Kadın: Among the concubines of the Imperial Harem, the Kadın is the woman (or women) who have given the Sultan a child, preferably a son. Kadin was equivalent to a consort.

Baş Kadın: The first/most senior consorts were called Baş Kadın or Birinci Kadın. The consorts who carried title "Baş Kadın" was in the second rank and most powerful after Valide sultan in harem. She had a great influence in harem. Before creation and after abolition of the title haseki, this title (Baş Kadın) was the most powerful position for the consorts of Sultan. A sultan did not have more than four Kadin (same law used for legal wives in Islam) Their position as the possible mother of a future Sultan gave them much influence and power in the harem.

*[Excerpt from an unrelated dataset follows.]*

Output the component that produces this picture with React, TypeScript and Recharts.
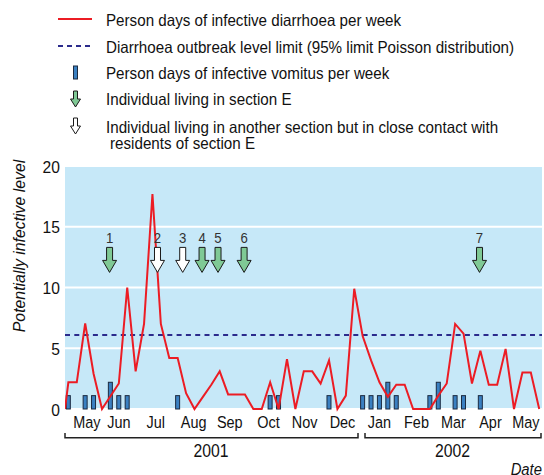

Ikbal: Beneath the Kadın was the Ikbal, the harem concubine with whom the Sultan had slept at least once. These women need not necessarily have given a child to the Sultan, but simply need to have taken his fancy. Many of these women were referred to as Gözde (meaning "Favorite"), or "in the Eye," having done just that: caught the eye of the Sultan.

Cariye: These were the women who served the Valide Sultan, Ikbal's, Kadin's and the Sultan's children. They could be promoted to Kalfas which meant they were free and earned wages, otherwise they were the property of the Sultan and would reside in the Harem. Such women were free to go after nine years of service.